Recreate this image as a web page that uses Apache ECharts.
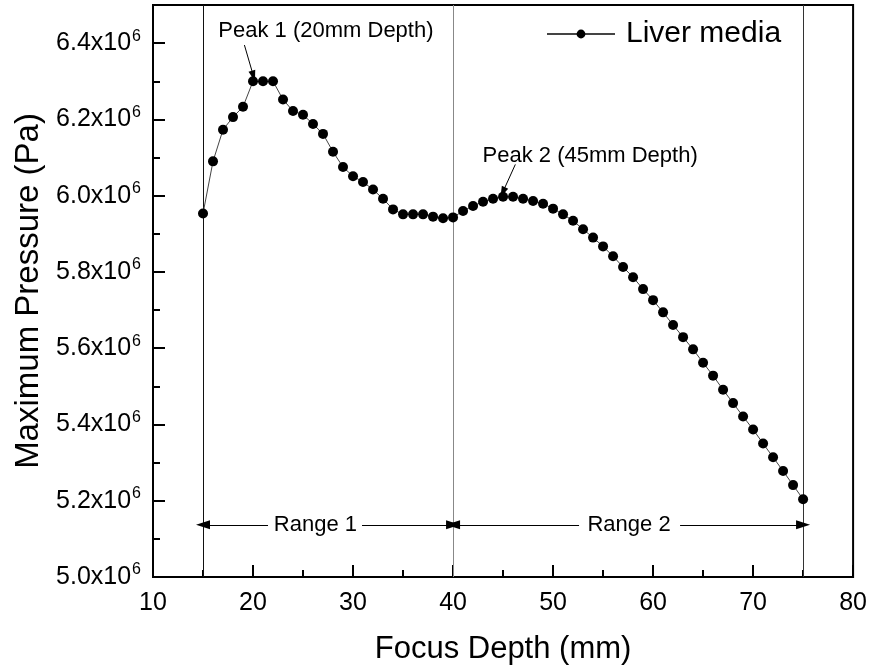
<!DOCTYPE html>
<html>
<head>
<meta charset="utf-8">
<script src="https://cdn.jsdelivr.net/npm/echarts@6/dist/echarts.min.js"></script>
<style>html,body{margin:0;padding:0;background:#fff}#c{width:870px;height:670px}</style>
</head>
<body>
<div id="c"></div>
<script>
// Focus depth (mm)
const depth = [15,16,17,18,19,20,21,22,23,24,25,26,27,28,29,30,31,32,33,34,35,36,37,38,39,40,
  41,42,43,44,45,46,47,48,49,50,51,52,53,54,55,56,57,58,59,60,61,62,63,64,65,66,67,68,69,70,
  71,72,73,74,75];
// Maximum pressure (x10^6 Pa)
const pressure = [5.953,6.090,6.173,6.206,6.233,6.300,6.300,6.300,6.252,6.222,6.212,6.188,6.162,6.115,
  6.075,6.051,6.036,6.016,5.992,5.964,5.951,5.951,5.951,5.945,5.941,5.943,5.960,5.973,5.984,5.992,
  5.997,5.997,5.992,5.986,5.979,5.966,5.951,5.934,5.912,5.890,5.867,5.841,5.813,5.786,5.755,5.726,
  5.694,5.661,5.629,5.597,5.562,5.528,5.491,5.456,5.421,5.387,5.350,5.314,5.278,5.241,5.204];
const seriesName = 'Liver media';
const xTicks = [10,20,30,40,50,60,70,80];
const yTicks = [5.0,5.2,5.4,5.6,5.8,6.0,6.2,6.4];
const rangeBounds = [15,40,75];
const rangeNames = ['Range 1','Range 2'];
const peakNames = ['Peak 1 (20mm Depth)','Peak 2 (45mm Depth)'];

const FONT = 'Liberation Sans';
const chart = echarts.init(document.getElementById('c'));

const rangeY = 5.137;
const thin = {color: '#000', width: 1, type: 'solid'};
const arrowSize = [9, 14];
const option = {
  backgroundColor: '#fff',
  animation: false,
  textStyle: {fontFamily: FONT, color: '#000'},
  grid: {left: 153, right: 15, top: 5, bottom: 91, show: true, borderColor: '#000', borderWidth: 2, backgroundColor: 'transparent'},
  legend: {
    data: [seriesName], left: 541, top: 14, itemWidth: 68, itemHeight: 11,
    textStyle: {fontSize: 30, fontFamily: FONT, color: '#000', padding: [0, 0, 0, 6]}
  },
  xAxis: [{
    type: 'value', min: 10, max: 80, interval: 10, position: 'bottom',
    name: 'Focus Depth (mm)', nameLocation: 'middle', nameGap: 57,
    nameTextStyle: {fontSize: 31, fontFamily: FONT, color: '#000'},
    axisLine: {show: true, lineStyle: {color: '#000', width: 2}},
    axisTick: {show: true, inside: true, length: 12, lineStyle: {color: '#000', width: 2}},
    axisLabel: {fontSize: 25, fontFamily: FONT, color: '#000', margin: 14,
      formatter: v => xTicks.includes(v) ? String(v) : ''},
    splitLine: {show: false}
  }, {
    type: 'value', min: 10, max: 80, interval: 5, position: 'bottom',
    axisLine: {show: false},
    axisTick: {show: true, inside: true, length: 7, lineStyle: {color: '#000', width: 2}},
    axisLabel: {show: false}, splitLine: {show: false}
  }],
  yAxis: [{
    type: 'value', min: 5.0, max: 6.5, interval: 0.2, position: 'left',
    name: 'Maximum Pressure (Pa)', nameLocation: 'middle', nameGap: 108,
    nameTextStyle: {fontSize: 33, fontFamily: FONT, color: '#000'},
    axisLine: {show: true, lineStyle: {color: '#000', width: 2}},
    axisTick: {show: true, inside: true, length: 12, lineStyle: {color: '#000', width: 2}},
    axisLabel: {
      margin: 12, fontFamily: FONT, color: '#000',
      formatter: v => {
        const t = yTicks.find(k => Math.abs(k - v) < 1e-6);
        return t === undefined ? '' : '{a|' + t.toFixed(1) + 'x10}{b|6}';
      },
      rich: {
        a: {fontSize: 25, fontFamily: FONT, color: '#000', lineHeight: 30},
        b: {fontSize: 16, fontFamily: FONT, color: '#000', verticalAlign: 'top', lineHeight: 16, padding: [0, 0, 0, 1]}
      }
    },
    splitLine: {show: false}
  }, {
    type: 'value', min: 5.0, max: 6.5, interval: 0.1, position: 'left',
    axisLine: {show: false},
    axisTick: {show: true, inside: true, length: 7, lineStyle: {color: '#000', width: 2}},
    axisLabel: {show: false}, splitLine: {show: false}
  }],
  series: [{
    name: seriesName, type: 'line',
    data: depth.map((d, i) => [d, pressure[i]]),
    symbol: 'circle', symbolSize: 10,
    itemStyle: {color: '#000'},
    lineStyle: {color: '#444', width: 1},
    z: 5
  }, {
    name: 'annot', type: 'line', data: [], silent: true,
    markLine: {
      silent: true, animation: false, symbol: ['none', 'none'],
      label: {show: false},
      data: [
        [{coord: [rangeBounds[0], 5.0], lineStyle: {color: '#111', width: 1, type: 'solid'}}, {coord: [rangeBounds[0], 6.5]}],
        [{coord: [rangeBounds[1], 5.0], lineStyle: {color: '#888', width: 1, type: 'solid'}}, {coord: [rangeBounds[1], 6.5]}],
        [{coord: [rangeBounds[2], 5.0], lineStyle: {color: '#333', width: 1, type: 'solid'}}, {coord: [rangeBounds[2], 6.5]}],
        // Range 1 arrows
        [{coord: [21.5, rangeY], symbol: 'none', lineStyle: thin}, {coord: [rangeBounds[0], rangeY], symbol: 'triangle', symbolSize: arrowSize}],
        [{coord: [30.9, rangeY], symbol: 'none', lineStyle: thin}, {coord: [rangeBounds[1], rangeY], symbol: 'triangle', symbolSize: arrowSize}],
        // Range 2 arrows
        [{coord: [52.6, rangeY], symbol: 'none', lineStyle: thin}, {coord: [rangeBounds[1], rangeY], symbol: 'triangle', symbolSize: arrowSize}],
        [{coord: [62.7, rangeY], symbol: 'none', lineStyle: thin}, {coord: [rangeBounds[2], rangeY], symbol: 'triangle', symbolSize: arrowSize}],
        // Peak arrows
        [{coord: [19.14, 6.395], symbol: 'none', lineStyle: thin}, {coord: [20.04, 6.314], symbol: 'triangle', symbolSize: [7, 11]}],
        [{coord: [46.23, 6.082], symbol: 'none', lineStyle: thin}, {coord: [44.97, 6.009], symbol: 'triangle', symbolSize: [7, 11]}]
      ]
    },
    markPoint: {
      silent: true, animation: false, symbol: 'circle', symbolSize: 1,
      itemStyle: {color: 'rgba(0,0,0,0)'},
      label: {show: true, position: 'inside', fontFamily: FONT, color: '#000', fontSize: 22},
      data: [
        {coord: [27.29, 6.432], label: {formatter: peakNames[0]}},
        {coord: [53.71, 6.103], label: {formatter: peakNames[1]}},
        {coord: [26.24, rangeY], label: {formatter: rangeNames[0]}},
        {coord: [57.6, rangeY], label: {formatter: rangeNames[1]}}
      ]
    }
  }]
};
chart.setOption(option);
</script>
</body>
</html>
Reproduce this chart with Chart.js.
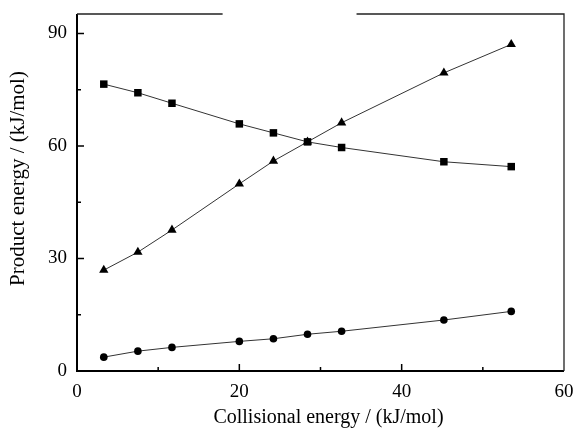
<!DOCTYPE html>
<html><head><meta charset="utf-8">
<script src="https://cdn.jsdelivr.net/npm/chart.js@4"></script>
<style>html,body{margin:0;padding:0;background:#fff}#wrap{width:578px;height:428px}</style>
</head><body><div id="wrap"><canvas id="c" width="578" height="428"></canvas></div>
<script>
const collisionalEnergy = [3.3, 7.5, 11.7, 20.0, 24.2, 28.4, 32.6, 45.2, 53.5];
const squareSeries = [76.5, 74.2, 71.4, 65.9, 63.5, 61.1, 59.6, 55.8, 54.5];
const triangleSeries = [26.9, 31.7, 37.6, 49.9, 56.0, 61.1, 66.2, 79.5, 87.1];
const circleSeries = [3.7, 5.3, 6.3, 7.9, 8.6, 9.8, 10.6, 13.6, 15.9];
const xTicks = [0, 20, 40, 60];
const xMinorTicks = [10, 30, 50];
const yTicks = [0, 30, 60, 90];
const yMinorTicks = [15, 45, 75];
const xTitle = 'Collisional energy / (kJ/mol)';
const yTitle = 'Product energy / (kJ/mol)';

const FONT = "'Liberation Serif', 'Times New Roman', serif";
function pts(ys){ return collisionalEnergy.map((x,i)=>({x:x,y:ys[i]})); }
function ds(ys, style, r){
  return {data: pts(ys), showLine:true, borderColor:'#333', borderWidth:1,
    pointStyle:style, pointRadius:r, pointBackgroundColor:'#000', pointBorderColor:'#000', pointBorderWidth:0, tension:0};
}
function noPad(s){ s.paddingLeft = 0; s.paddingRight = 0; s.paddingTop = 0; s.paddingBottom = 0; }

const framePlugin = {
  id:'frame',
  afterDraw(chart){
    const ctx = chart.ctx, a = chart.chartArea, xs = chart.scales.x, ys = chart.scales.y;
    ctx.save();
    ctx.strokeStyle = '#000';
    ctx.lineWidth = 2;
    ctx.beginPath();
    ctx.moveTo(a.left, a.top); ctx.lineTo(a.left, a.bottom); ctx.lineTo(a.right, a.bottom);
    ctx.stroke();
    ctx.lineWidth = 1.3;
    ctx.strokeStyle = '#222';
    ctx.beginPath();
    ctx.moveTo(a.right, a.bottom); ctx.lineTo(a.right, a.top);
    const g1 = a.left + (a.right - a.left) * 0.299, g2 = a.left + (a.right - a.left) * 0.574;
    ctx.lineTo(g2, a.top);
    ctx.moveTo(g1, a.top); ctx.lineTo(a.left, a.top);
    ctx.stroke();
    ctx.lineWidth = 1.5; ctx.strokeStyle = '#000';
    ctx.beginPath();
    xTicks.forEach(v=>{const p = xs.getPixelForValue(v); if(v>0 && v<60){ctx.moveTo(p,a.bottom); ctx.lineTo(p,a.bottom-7);}});
    xMinorTicks.forEach(v=>{const p = xs.getPixelForValue(v); ctx.moveTo(p,a.bottom); ctx.lineTo(p,a.bottom-4);});
    yTicks.forEach(v=>{const p = ys.getPixelForValue(v); if(v>0){ctx.moveTo(a.left,p); ctx.lineTo(a.left+7,p);}});
    yMinorTicks.forEach(v=>{const p = ys.getPixelForValue(v); ctx.moveTo(a.left,p); ctx.lineTo(a.left+4,p);});
    ctx.stroke();
    // axis titles
    ctx.fillStyle = '#000';
    ctx.textAlign = 'center'; ctx.textBaseline = 'middle';
    ctx.font = "20px " + FONT;
    ctx.fillText(xTitle, (a.left + a.right) / 2 + 8, a.bottom + 47);
    ctx.save();
    ctx.translate(18, (a.top + a.bottom) / 2 - 14);
    ctx.rotate(-Math.PI / 2);
    ctx.font = "21px " + FONT;
    ctx.fillText(yTitle, 0, 0);
    ctx.restore();
    ctx.restore();
  }
};

new Chart(document.getElementById('c'), {
  type:'scatter',
  data:{datasets:[ds(squareSeries,'rect',5.3), ds(triangleSeries,'triangle',5.4), ds(circleSeries,'circle',3.8)]},
  options:{
    responsive:false, animation:false, devicePixelRatio:1,
    layout:{padding:{top:14, right:14, left:0, bottom:0}},
    plugins:{legend:{display:false}, tooltip:{enabled:false}},
    scales:{
      x:{type:'linear', min:0, max:60,
        afterBuildTicks(s){ s.ticks = xTicks.map(v=>({value:v})); },
        afterFit(s){ s.height = 57; noPad(s); },
        grid:{display:false, drawTicks:false}, border:{display:false},
        ticks:{color:'#000', font:{family:FONT, size:19}, padding:10, maxRotation:0},
        title:{display:false}
      },
      y:{type:'linear', min:0, max:95.2,
        afterBuildTicks(s){ s.ticks = yTicks.map(v=>({value:v})); },
        afterFit(s){ s.width = 77; noPad(s); },
        grid:{display:false, drawTicks:false}, border:{display:false},
        ticks:{color:'#000', font:{family:FONT, size:19}, padding:10},
        title:{display:false}
      }
    }
  },
  plugins:[framePlugin]
});
</script></body></html>
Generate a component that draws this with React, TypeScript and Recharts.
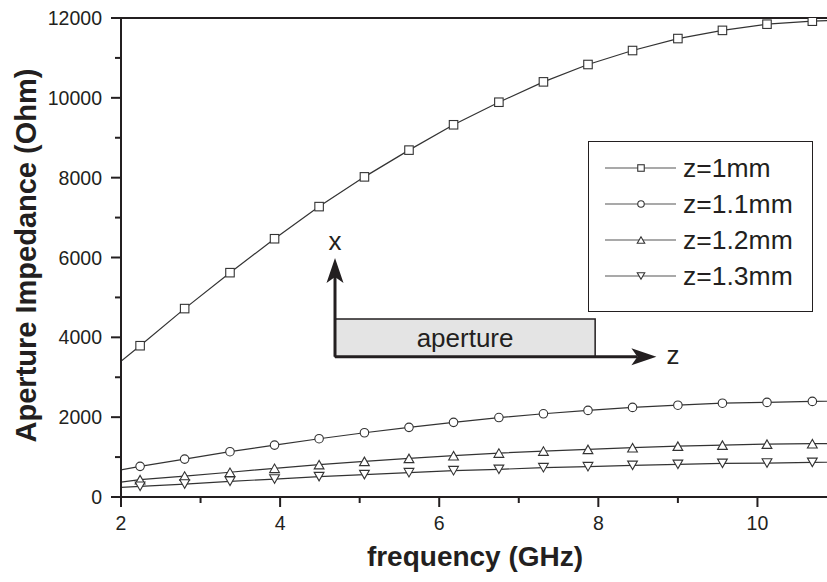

Aim
Repeat the listing above from its first line through the line that contains "const chart = echarts.init(document.getElementById('c'));", both included, and nothing more. Drop the pictures.

Complete response
Recreate this image as a web page that uses Apache ECharts.
<!DOCTYPE html>
<html>
<head>
<meta charset="utf-8">
<script src="https://cdn.jsdelivr.net/npm/echarts@6/dist/echarts.min.js"></script>
<style>html,body{margin:0;padding:0;background:#fff}#c{width:870px;height:670px}</style>
</head>
<body>
<div id="c"></div>
<script>
// Focus depth (mm)
const depth = [15,16,17,18,19,20,21,22,23,24,25,26,27,28,29,30,31,32,33,34,35,36,37,38,39,40,
  41,42,43,44,45,46,47,48,49,50,51,52,53,54,55,56,57,58,59,60,61,62,63,64,65,66,67,68,69,70,
  71,72,73,74,75];
// Maximum pressure (x10^6 Pa)
const pressure = [5.953,6.090,6.173,6.206,6.233,6.300,6.300,6.300,6.252,6.222,6.212,6.188,6.162,6.115,
  6.075,6.051,6.036,6.016,5.992,5.964,5.951,5.951,5.951,5.945,5.941,5.943,5.960,5.973,5.984,5.992,
  5.997,5.997,5.992,5.986,5.979,5.966,5.951,5.934,5.912,5.890,5.867,5.841,5.813,5.786,5.755,5.726,
  5.694,5.661,5.629,5.597,5.562,5.528,5.491,5.456,5.421,5.387,5.350,5.314,5.278,5.241,5.204];
const seriesName = 'Liver media';
const xTicks = [10,20,30,40,50,60,70,80];
const yTicks = [5.0,5.2,5.4,5.6,5.8,6.0,6.2,6.4];
const rangeBounds = [15,40,75];
const rangeNames = ['Range 1','Range 2'];
const peakNames = ['Peak 1 (20mm Depth)','Peak 2 (45mm Depth)'];

const FONT = 'Liberation Sans';
const chart = echarts.init(document.getElementById('c'));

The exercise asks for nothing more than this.